Underneath It All at the Missouri History Museum
“Let me see your titties” is basically the only lyric sung in Big Boi’s latest single, “She said OK.” While Big Boi’s songs are riddled with references to boobs and butts, his music is only one of the cultural influences that speak to how women’s bodies are viewed by segments of society. Though we often look to movies, music, television, advertisements and other cultural mediums for insight into gender dynamics, it is also relevant to look at what has been holding up these boobs and butts for so long. Whether it is Victoria’s Secret’s Miraculous “increase by two cup sizes” Bra or the nineteenth-century “increase by two cup sizes but cut off circulation to your body” corset, undergarments and their evolution over time often reflect the changing roles of women in society. The Underneath It All exhibit now showing at the Missouri History Museum aims to do just this. Although the exhibit does not show any female skin, probably much to Big Boi’s dismay, it does showcase women’s undergarments from as early as the 1700s to the present day.
The exhibit itself was both compelling and also a bit surprising. Although the exhibition was well curated and offered up both striking and fascinating garments, the Museum missed the mark a bit in its overarching argument. Instead of noting a dramatic difference between the undergarments, I found the core idea behind almost all of the pieces quite similar. I found myself wondering, aren’t Spanx just the updated corset?
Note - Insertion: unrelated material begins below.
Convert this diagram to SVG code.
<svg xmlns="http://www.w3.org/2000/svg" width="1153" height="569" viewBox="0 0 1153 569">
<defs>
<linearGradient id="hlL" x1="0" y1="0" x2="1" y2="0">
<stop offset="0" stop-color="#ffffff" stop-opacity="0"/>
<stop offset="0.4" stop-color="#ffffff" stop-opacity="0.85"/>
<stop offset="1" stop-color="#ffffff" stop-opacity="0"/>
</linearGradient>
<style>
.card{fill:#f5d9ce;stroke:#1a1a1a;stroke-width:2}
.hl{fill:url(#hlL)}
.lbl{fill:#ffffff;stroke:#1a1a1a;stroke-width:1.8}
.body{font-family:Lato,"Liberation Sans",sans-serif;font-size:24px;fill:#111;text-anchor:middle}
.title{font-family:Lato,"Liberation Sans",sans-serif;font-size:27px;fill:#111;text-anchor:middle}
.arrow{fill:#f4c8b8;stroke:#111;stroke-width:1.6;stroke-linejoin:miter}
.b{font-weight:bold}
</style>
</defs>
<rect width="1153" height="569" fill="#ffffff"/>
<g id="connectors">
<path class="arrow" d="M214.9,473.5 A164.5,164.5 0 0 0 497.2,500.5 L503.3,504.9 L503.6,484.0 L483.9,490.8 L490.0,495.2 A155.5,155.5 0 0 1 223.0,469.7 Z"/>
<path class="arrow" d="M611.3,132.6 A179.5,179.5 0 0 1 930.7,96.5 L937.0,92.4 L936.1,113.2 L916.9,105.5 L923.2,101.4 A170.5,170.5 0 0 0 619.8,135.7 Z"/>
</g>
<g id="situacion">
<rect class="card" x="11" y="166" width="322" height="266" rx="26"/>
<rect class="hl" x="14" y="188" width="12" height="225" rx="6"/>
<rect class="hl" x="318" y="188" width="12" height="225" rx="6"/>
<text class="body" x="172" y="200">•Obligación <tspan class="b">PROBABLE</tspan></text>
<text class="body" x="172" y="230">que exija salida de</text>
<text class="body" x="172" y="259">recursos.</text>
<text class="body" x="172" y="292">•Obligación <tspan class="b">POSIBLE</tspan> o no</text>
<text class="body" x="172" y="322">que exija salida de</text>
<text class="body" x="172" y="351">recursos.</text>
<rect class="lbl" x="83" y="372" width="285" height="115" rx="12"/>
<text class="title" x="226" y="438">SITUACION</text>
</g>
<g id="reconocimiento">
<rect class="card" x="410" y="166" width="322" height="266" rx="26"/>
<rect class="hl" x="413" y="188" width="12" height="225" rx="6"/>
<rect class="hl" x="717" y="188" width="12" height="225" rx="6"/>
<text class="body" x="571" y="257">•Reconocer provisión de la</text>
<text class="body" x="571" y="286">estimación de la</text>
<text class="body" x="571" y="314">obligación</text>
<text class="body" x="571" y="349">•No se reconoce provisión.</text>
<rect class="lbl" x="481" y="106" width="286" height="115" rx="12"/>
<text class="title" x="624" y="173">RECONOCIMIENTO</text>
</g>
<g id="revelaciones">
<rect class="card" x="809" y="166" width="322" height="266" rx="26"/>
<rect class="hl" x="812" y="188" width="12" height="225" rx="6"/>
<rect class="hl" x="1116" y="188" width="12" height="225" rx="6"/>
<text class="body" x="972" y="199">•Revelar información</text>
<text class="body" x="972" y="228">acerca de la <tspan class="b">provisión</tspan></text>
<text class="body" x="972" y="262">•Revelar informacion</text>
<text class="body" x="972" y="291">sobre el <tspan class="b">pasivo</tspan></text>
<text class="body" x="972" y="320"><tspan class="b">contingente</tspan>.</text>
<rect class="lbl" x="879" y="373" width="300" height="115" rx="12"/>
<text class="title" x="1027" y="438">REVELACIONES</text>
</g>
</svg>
The structure of the exhibit was a bit confusing and it was unclear if the viewer should enter to the right or to the left. I chose to go left and, as a result, ended up going backwards in time. Although a bit disappointing, Underneath It All helpfully displayed undergarments in conjunction with outfits that women would wear at the time, further demonstrating the progression of the “ideal” body type for women throughout the centuries. Here are some of the highlights:
1. The exhibit opens (or, it did for me) with modern-day underwear and a Victoria’s Secret advertisement from 2012. Featured styles include the push-up bra, lacy g-strings, nipple covers and body-slimming items such as Spanx and spandex underwear. This first section demonstrates that today, women are meant to have flat stomachs, skinny legs and voluptuous breasts.
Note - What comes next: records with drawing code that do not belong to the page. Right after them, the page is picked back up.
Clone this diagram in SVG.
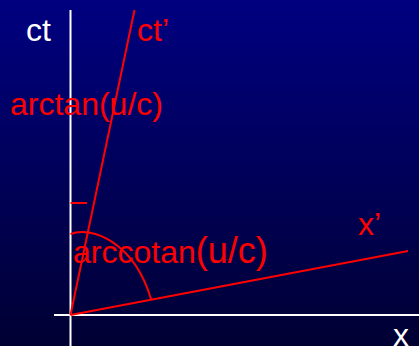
<svg xmlns="http://www.w3.org/2000/svg" width="419" height="346" viewBox="0 0 419 346">
  <defs>
    <linearGradient id="bg" x1="0" y1="0" x2="0" y2="1">
      <stop offset="0" stop-color="#000080"/>
      <stop offset="1" stop-color="#000033"/>
    </linearGradient>
  </defs>
  <style>
    .axis { stroke: #ffffff; stroke-width: 2; fill: none; }
    .red { stroke: #ff0000; stroke-width: 2; fill: none; }
    text { font-family: "Liberation Sans", Arial, sans-serif; font-size: 32px; }
    .w { fill: #ffffff; }
    .r { fill: #ff0000; }
  </style>
  <rect x="0" y="0" width="419" height="346" fill="url(#bg)"/>
  <g id="connectors">
    <line class="axis" x1="70.5" y1="10" x2="70.5" y2="346"/>
    <line class="axis" x1="54" y1="315" x2="419" y2="315"/>
    <line class="red" x1="70.5" y1="315" x2="134.5" y2="10"/>
    <line class="red" x1="70.5" y1="315" x2="408" y2="251"/>
    <line class="red" x1="70.5" y1="203" x2="87" y2="203"/>
    <path class="red" d="M70.5,234 C92,226 134,242 151,299"/>
  </g>
  <g id="label-ct"><text class="w" x="26" y="41">ct</text></g>
  <g id="label-ctp"><text class="r" x="137" y="41">ct’</text></g>
  <g id="label-arctan"><text class="r" x="10" y="115">arctan(u/c)</text></g>
  <g id="label-arccotan"><text class="r" x="73" y="263">arccotan<tspan font-size="36">(u/c)</tspan></text></g>
  <g id="label-xp"><text class="r" x="358" y="235" font-size="38">x’</text></g>
  <g id="label-x"><text class="w" x="393" y="346" font-size="38">x</text></g>
</svg>
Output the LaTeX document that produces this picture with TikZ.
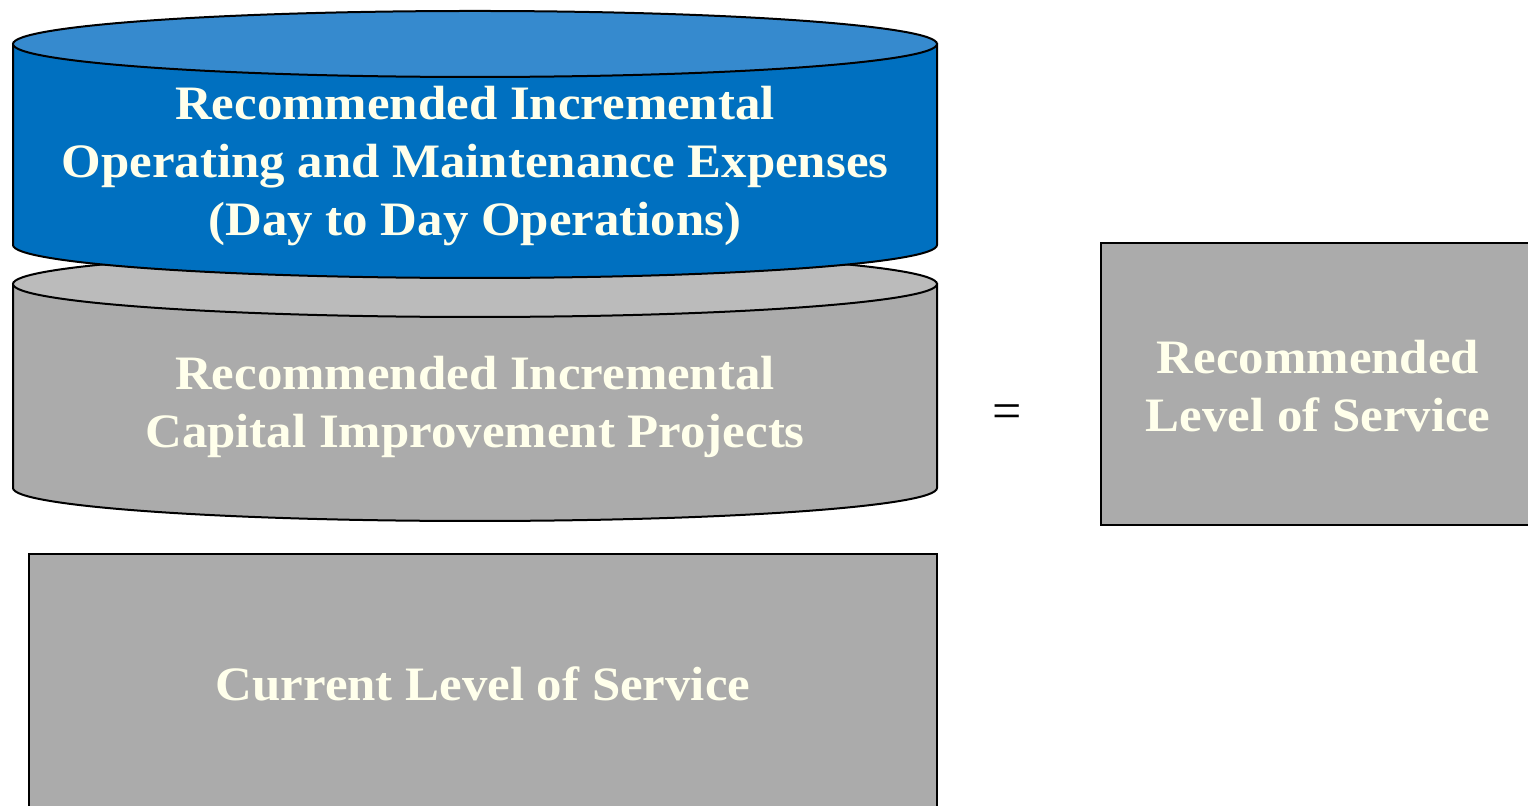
\documentclass[tikz,border=0pt]{standalone}
\usepackage{fontspec}
\setmainfont{Liberation Serif}[BoldFeatures={FakeStretch=1.06}]

\definecolor{drumblue}{HTML}{0070C0}
\definecolor{drumbluetop}{HTML}{368ACE}
\definecolor{drumgray}{HTML}{ABABAB}
\definecolor{drumgraytop}{HTML}{BBBBBB}
\definecolor{cream}{HTML}{FFFFEB}

% drum: centre x, top y, bottom y, body colour, top colour
\newcommand{\drum}[5]{%
  \draw[line width=1pt, fill=#4] (#1-462,#2) -- (#1-462,#3)
    arc[start angle=180, end angle=360, x radius=462, y radius=33]
    -- (#1+462,#2) -- cycle;
  \draw[line width=1pt, fill=#5] (#1,#2) ellipse[x radius=462, y radius=33];
}

\begin{document}
\begin{tikzpicture}[x=0.5pt, y=0.5pt,
    lbl/.style={text=cream, align=center, font=\fontsize{24}{29}\selectfont\bfseries},
    box/.style={draw, line width=1pt, fill=drumgray}]
    \clip (0,0) rectangle (1528,806);
    \useasboundingbox (0,0) rectangle (1528,806);

    \drum{475}{522}{318}{drumgray}{drumgraytop}
    \drum{475}{762}{561}{drumblue}{drumbluetop}

    \draw[box] (29,-10) rectangle (937,252);
    \draw[box] (1101,281) rectangle (1540,563);

    \node[lbl] (om) at (475,640) {Recommended Incremental\\Operating and Maintenance Expenses\\(Day to Day Operations)};
    \node[lbl] (cip) at (475,399) {Recommended Incremental\\Capital Improvement Projects};
    \node[lbl] (cur) at (483,122) {Current Level of Service};
    \node[font=\fontsize{26}{30}\selectfont] (eq) at (1007,389) {=};
    \node[lbl] (rec) at (1318,420) {Recommended\\Level of Service};
\end{tikzpicture}
\end{document}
2. Next, the nineties and eighties, the time of the powerful working woman, are featured. With looser-fitting undergarments that offer movement along with shoulder pads, it is apparent that comfort and strength were preferred over tiny waists. However, femininity is not forgotten as seen in the lace detailing of the underwear.
3. In the sixties, paper underwear was invented as a marketing gimmick. Surprisingly, the fad actually lasted for a few years until people became aware of the environmental effects of such a product.
4. The sixties and seventies were a time of sexual revolution, when women began to express their sexuality more freely. The Emilio Pucci outfit shows not only a shorter hemline but also a vibrant print, representing a more playful way of looking at undergarments.
5. The thirties and forties offered up a new age of freedom for women with the elasticized corset. Although, by today’s standards, wearing any type of corset would be restricting, the elastic actually offered up a great deal of movement for women compared to the laced corset of previous decades.
6. In the early 1900s, the ideal body of a woman was the hourglass shape. During this time, the smaller the waist, the better. The “S Bend” corset of 1904 was fastened in the front to accentuate the woman’s small midsection and shapely hips.
7. In the 1700s, the woman’s natural shape was completely exaggerated with extremely large petticoats whose hooped lining showed just how small the waist was by putting it next to the woman’s seemingly expansive hips. During this time period, the petticoats grew so big that it was impossible for two women to walk through a doorway at the same time.